[BEGIN SOURCE MATERIAL]

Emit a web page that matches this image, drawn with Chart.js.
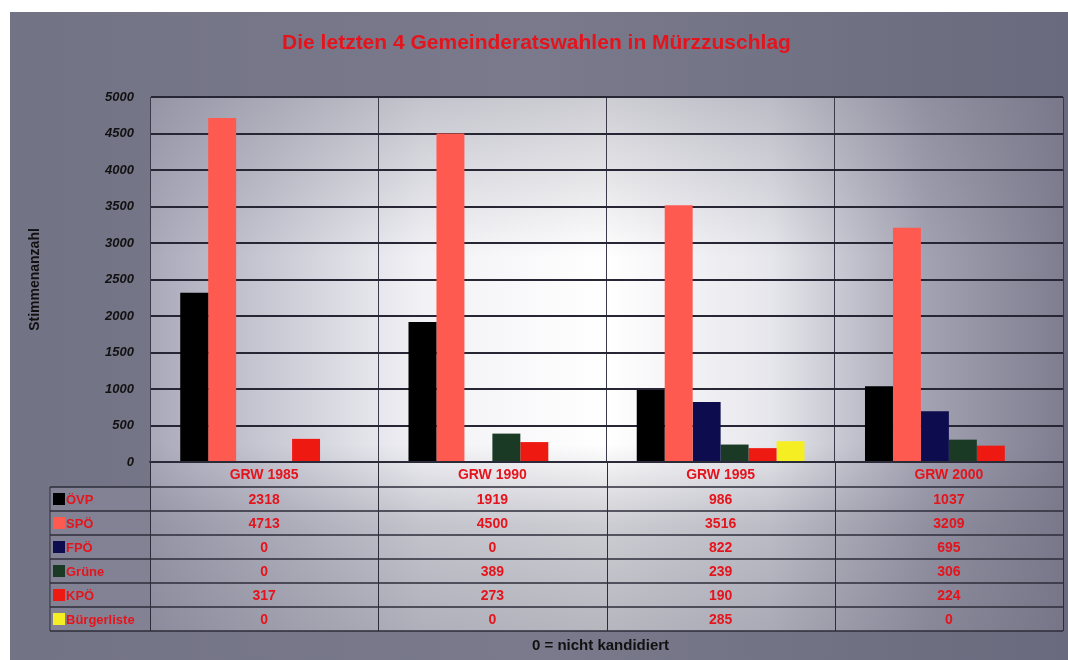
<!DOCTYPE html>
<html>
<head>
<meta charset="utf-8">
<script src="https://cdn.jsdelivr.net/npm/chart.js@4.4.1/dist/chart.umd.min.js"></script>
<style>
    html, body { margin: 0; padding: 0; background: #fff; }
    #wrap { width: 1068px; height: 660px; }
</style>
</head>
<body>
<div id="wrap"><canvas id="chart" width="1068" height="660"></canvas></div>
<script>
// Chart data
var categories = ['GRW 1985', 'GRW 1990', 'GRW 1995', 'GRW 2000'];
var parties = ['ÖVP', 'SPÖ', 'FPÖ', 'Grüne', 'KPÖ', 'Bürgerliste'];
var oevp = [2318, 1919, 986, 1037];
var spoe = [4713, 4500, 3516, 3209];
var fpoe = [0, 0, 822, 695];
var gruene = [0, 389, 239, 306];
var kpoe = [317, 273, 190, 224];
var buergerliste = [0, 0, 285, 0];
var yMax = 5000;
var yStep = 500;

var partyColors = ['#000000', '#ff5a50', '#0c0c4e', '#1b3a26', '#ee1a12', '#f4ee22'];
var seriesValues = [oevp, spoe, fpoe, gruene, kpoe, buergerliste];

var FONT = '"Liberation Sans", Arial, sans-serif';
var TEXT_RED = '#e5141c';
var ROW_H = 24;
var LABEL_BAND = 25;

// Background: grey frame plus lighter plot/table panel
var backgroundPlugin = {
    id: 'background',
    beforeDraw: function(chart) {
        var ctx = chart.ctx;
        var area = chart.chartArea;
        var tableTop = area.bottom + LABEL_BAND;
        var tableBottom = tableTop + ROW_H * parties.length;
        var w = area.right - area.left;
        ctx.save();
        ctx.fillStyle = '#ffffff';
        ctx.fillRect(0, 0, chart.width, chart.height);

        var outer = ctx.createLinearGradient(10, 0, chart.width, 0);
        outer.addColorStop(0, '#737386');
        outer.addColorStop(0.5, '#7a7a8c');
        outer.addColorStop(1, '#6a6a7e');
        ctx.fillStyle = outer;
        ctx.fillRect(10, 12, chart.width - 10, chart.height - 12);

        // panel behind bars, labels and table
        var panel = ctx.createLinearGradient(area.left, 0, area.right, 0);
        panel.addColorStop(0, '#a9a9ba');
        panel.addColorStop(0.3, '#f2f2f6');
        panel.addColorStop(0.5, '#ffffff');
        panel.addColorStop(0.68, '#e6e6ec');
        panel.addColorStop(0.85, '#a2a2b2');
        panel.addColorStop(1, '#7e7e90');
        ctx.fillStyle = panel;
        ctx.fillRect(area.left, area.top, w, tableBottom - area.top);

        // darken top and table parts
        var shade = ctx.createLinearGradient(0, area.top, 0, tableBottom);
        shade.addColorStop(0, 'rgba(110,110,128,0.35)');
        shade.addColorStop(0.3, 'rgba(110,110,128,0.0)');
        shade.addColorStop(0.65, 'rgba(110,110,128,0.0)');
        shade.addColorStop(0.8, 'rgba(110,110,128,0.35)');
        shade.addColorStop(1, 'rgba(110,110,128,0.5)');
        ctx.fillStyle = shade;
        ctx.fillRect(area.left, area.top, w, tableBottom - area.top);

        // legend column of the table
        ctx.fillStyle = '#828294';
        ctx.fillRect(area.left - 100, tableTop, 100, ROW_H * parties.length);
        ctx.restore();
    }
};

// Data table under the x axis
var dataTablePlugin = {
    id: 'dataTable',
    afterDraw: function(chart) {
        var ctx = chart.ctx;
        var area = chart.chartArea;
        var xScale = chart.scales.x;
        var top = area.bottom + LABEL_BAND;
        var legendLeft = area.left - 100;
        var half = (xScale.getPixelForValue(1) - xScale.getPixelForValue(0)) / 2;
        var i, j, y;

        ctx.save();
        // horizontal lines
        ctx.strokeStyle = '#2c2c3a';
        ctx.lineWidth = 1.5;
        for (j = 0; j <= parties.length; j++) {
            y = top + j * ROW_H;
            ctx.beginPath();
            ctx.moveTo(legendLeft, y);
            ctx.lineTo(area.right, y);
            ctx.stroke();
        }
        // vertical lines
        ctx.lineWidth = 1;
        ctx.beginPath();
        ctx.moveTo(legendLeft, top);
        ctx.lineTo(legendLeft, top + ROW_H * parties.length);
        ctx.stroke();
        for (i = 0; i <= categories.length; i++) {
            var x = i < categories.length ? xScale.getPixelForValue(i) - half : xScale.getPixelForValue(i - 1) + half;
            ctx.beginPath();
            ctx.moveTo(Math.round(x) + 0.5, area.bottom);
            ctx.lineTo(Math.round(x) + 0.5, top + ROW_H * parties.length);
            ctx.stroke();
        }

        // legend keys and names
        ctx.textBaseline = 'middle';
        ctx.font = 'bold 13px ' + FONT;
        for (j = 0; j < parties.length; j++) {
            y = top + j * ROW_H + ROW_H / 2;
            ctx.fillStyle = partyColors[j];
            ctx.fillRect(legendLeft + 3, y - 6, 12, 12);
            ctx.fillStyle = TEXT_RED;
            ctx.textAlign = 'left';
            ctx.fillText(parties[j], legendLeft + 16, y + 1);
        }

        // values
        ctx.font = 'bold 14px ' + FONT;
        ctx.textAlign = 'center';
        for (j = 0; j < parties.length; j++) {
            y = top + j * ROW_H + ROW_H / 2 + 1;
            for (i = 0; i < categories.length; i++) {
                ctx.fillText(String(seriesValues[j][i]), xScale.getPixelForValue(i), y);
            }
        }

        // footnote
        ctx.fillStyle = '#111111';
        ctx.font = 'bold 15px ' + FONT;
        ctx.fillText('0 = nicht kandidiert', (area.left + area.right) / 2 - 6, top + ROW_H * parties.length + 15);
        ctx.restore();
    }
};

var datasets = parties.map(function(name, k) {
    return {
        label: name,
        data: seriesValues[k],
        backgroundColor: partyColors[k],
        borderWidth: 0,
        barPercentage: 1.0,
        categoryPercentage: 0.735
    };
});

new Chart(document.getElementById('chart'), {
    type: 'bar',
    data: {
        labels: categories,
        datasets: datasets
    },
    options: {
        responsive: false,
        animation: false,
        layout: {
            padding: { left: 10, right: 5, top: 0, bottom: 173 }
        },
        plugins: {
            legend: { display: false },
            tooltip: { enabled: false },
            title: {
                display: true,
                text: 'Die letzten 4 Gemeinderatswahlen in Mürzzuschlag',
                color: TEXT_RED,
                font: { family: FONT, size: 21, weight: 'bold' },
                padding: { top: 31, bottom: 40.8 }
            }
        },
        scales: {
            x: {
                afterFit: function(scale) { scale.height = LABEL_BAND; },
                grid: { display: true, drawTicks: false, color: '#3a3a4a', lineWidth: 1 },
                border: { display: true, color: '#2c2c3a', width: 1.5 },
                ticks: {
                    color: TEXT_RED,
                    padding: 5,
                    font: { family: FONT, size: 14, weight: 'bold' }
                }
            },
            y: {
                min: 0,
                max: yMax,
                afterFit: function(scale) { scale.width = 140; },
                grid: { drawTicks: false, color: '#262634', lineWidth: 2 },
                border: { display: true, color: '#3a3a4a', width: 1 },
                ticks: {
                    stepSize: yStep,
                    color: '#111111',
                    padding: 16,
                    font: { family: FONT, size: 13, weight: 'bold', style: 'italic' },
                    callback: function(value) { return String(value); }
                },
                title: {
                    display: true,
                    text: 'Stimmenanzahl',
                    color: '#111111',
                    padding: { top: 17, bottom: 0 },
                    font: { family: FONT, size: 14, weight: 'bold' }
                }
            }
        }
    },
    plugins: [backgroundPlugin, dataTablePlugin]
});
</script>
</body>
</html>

[END SOURCE MATERIAL]

With the pictures left out, transcribe the material exactly.

**RESPONSE TO THIS TASK**
Emit a web page that matches this image, drawn with Chart.js.
<!DOCTYPE html>
<html>
<head>
<meta charset="utf-8">
<script src="https://cdn.jsdelivr.net/npm/chart.js@4.4.1/dist/chart.umd.min.js"></script>
<style>
    html, body { margin: 0; padding: 0; background: #fff; }
    #wrap { width: 1068px; height: 660px; }
</style>
</head>
<body>
<div id="wrap"><canvas id="chart" width="1068" height="660"></canvas></div>
<script>
// Chart data
var categories = ['GRW 1985', 'GRW 1990', 'GRW 1995', 'GRW 2000'];
var parties = ['ÖVP', 'SPÖ', 'FPÖ', 'Grüne', 'KPÖ', 'Bürgerliste'];
var oevp = [2318, 1919, 986, 1037];
var spoe = [4713, 4500, 3516, 3209];
var fpoe = [0, 0, 822, 695];
var gruene = [0, 389, 239, 306];
var kpoe = [317, 273, 190, 224];
var buergerliste = [0, 0, 285, 0];
var yMax = 5000;
var yStep = 500;

var partyColors = ['#000000', '#ff5a50', '#0c0c4e', '#1b3a26', '#ee1a12', '#f4ee22'];
var seriesValues = [oevp, spoe, fpoe, gruene, kpoe, buergerliste];

var FONT = '"Liberation Sans", Arial, sans-serif';
var TEXT_RED = '#e5141c';
var ROW_H = 24;
var LABEL_BAND = 25;

// Background: grey frame plus lighter plot/table panel
var backgroundPlugin = {
    id: 'background',
    beforeDraw: function(chart) {
        var ctx = chart.ctx;
        var area = chart.chartArea;
        var tableTop = area.bottom + LABEL_BAND;
        var tableBottom = tableTop + ROW_H * parties.length;
        var w = area.right - area.left;
        ctx.save();
        ctx.fillStyle = '#ffffff';
        ctx.fillRect(0, 0, chart.width, chart.height);

        var outer = ctx.createLinearGradient(10, 0, chart.width, 0);
        outer.addColorStop(0, '#737386');
        outer.addColorStop(0.5, '#7a7a8c');
        outer.addColorStop(1, '#6a6a7e');
        ctx.fillStyle = outer;
        ctx.fillRect(10, 12, chart.width - 10, chart.height - 12);

        // panel behind bars, labels and table
        var panel = ctx.createLinearGradient(area.left, 0, area.right, 0);
        panel.addColorStop(0, '#a9a9ba');
        panel.addColorStop(0.3, '#f2f2f6');
        panel.addColorStop(0.5, '#ffffff');
        panel.addColorStop(0.68, '#e6e6ec');
        panel.addColorStop(0.85, '#a2a2b2');
        panel.addColorStop(1, '#7e7e90');
        ctx.fillStyle = panel;
        ctx.fillRect(area.left, area.top, w, tableBottom - area.top);

        // darken top and table parts
        var shade = ctx.createLinearGradient(0, area.top, 0, tableBottom);
        shade.addColorStop(0, 'rgba(110,110,128,0.35)');
        shade.addColorStop(0.3, 'rgba(110,110,128,0.0)');
        shade.addColorStop(0.65, 'rgba(110,110,128,0.0)');
        shade.addColorStop(0.8, 'rgba(110,110,128,0.35)');
        shade.addColorStop(1, 'rgba(110,110,128,0.5)');
        ctx.fillStyle = shade;
        ctx.fillRect(area.left, area.top, w, tableBottom - area.top);

        // legend column of the table
        ctx.fillStyle = '#828294';
        ctx.fillRect(area.left - 100, tableTop, 100, ROW_H * parties.length);
        ctx.restore();
    }
};

// Data table under the x axis
var dataTablePlugin = {
    id: 'dataTable',
    afterDraw: function(chart) {
        var ctx = chart.ctx;
        var area = chart.chartArea;
        var xScale = chart.scales.x;
        var top = area.bottom + LABEL_BAND;
        var legendLeft = area.left - 100;
        var half = (xScale.getPixelForValue(1) - xScale.getPixelForValue(0)) / 2;
        var i, j, y;

        ctx.save();
        // horizontal lines
        ctx.strokeStyle = '#2c2c3a';
        ctx.lineWidth = 1.5;
        for (j = 0; j <= parties.length; j++) {
            y = top + j * ROW_H;
            ctx.beginPath();
            ctx.moveTo(legendLeft, y);
            ctx.lineTo(area.right, y);
            ctx.stroke();
        }
        // vertical lines
        ctx.lineWidth = 1;
        ctx.beginPath();
        ctx.moveTo(legendLeft, top);
        ctx.lineTo(legendLeft, top + ROW_H * parties.length);
        ctx.stroke();
        for (i = 0; i <= categories.length; i++) {
            var x = i < categories.length ? xScale.getPixelForValue(i) - half : xScale.getPixelForValue(i - 1) + half;
            ctx.beginPath();
            ctx.moveTo(Math.round(x) + 0.5, area.bottom);
            ctx.lineTo(Math.round(x) + 0.5, top + ROW_H * parties.length);
            ctx.stroke();
        }

        // legend keys and names
        ctx.textBaseline = 'middle';
        ctx.font = 'bold 13px ' + FONT;
        for (j = 0; j < parties.length; j++) {
            y = top + j * ROW_H + ROW_H / 2;
            ctx.fillStyle = partyColors[j];
            ctx.fillRect(legendLeft + 3, y - 6, 12, 12);
            ctx.fillStyle = TEXT_RED;
            ctx.textAlign = 'left';
            ctx.fillText(parties[j], legendLeft + 16, y + 1);
        }

        // values
        ctx.font = 'bold 14px ' + FONT;
        ctx.textAlign = 'center';
        for (j = 0; j < parties.length; j++) {
            y = top + j * ROW_H + ROW_H / 2 + 1;
            for (i = 0; i < categories.length; i++) {
                ctx.fillText(String(seriesValues[j][i]), xScale.getPixelForValue(i), y);
            }
        }

        // footnote
        ctx.fillStyle = '#111111';
        ctx.font = 'bold 15px ' + FONT;
        ctx.fillText('0 = nicht kandidiert', (area.left + area.right) / 2 - 6, top + ROW_H * parties.length + 15);
        ctx.restore();
    }
};

var datasets = parties.map(function(name, k) {
    return {
        label: name,
        data: seriesValues[k],
        backgroundColor: partyColors[k],
        borderWidth: 0,
        barPercentage: 1.0,
        categoryPercentage: 0.735
    };
});

new Chart(document.getElementById('chart'), {
    type: 'bar',
    data: {
        labels: categories,
        datasets: datasets
    },
    options: {
        responsive: false,
        animation: false,
        layout: {
            padding: { left: 10, right: 5, top: 0, bottom: 173 }
        },
        plugins: {
            legend: { display: false },
            tooltip: { enabled: false },
            title: {
                display: true,
                text: 'Die letzten 4 Gemeinderatswahlen in Mürzzuschlag',
                color: TEXT_RED,
                font: { family: FONT, size: 21, weight: 'bold' },
                padding: { top: 31, bottom: 40.8 }
            }
        },
        scales: {
            x: {
                afterFit: function(scale) { scale.height = LABEL_BAND; },
                grid: { display: true, drawTicks: false, color: '#3a3a4a', lineWidth: 1 },
                border: { display: true, color: '#2c2c3a', width: 1.5 },
                ticks: {
                    color: TEXT_RED,
                    padding: 5,
                    font: { family: FONT, size: 14, weight: 'bold' }
                }
            },
            y: {
                min: 0,
                max: yMax,
                afterFit: function(scale) { scale.width = 140; },
                grid: { drawTicks: false, color: '#262634', lineWidth: 2 },
                border: { display: true, color: '#3a3a4a', width: 1 },
                ticks: {
                    stepSize: yStep,
                    color: '#111111',
                    padding: 16,
                    font: { family: FONT, size: 13, weight: 'bold', style: 'italic' },
                    callback: function(value) { return String(value); }
                },
                title: {
                    display: true,
                    text: 'Stimmenanzahl',
                    color: '#111111',
                    padding: { top: 17, bottom: 0 },
                    font: { family: FONT, size: 14, weight: 'bold' }
                }
            }
        }
    },
    plugins: [backgroundPlugin, dataTablePlugin]
});
</script>
</body>
</html>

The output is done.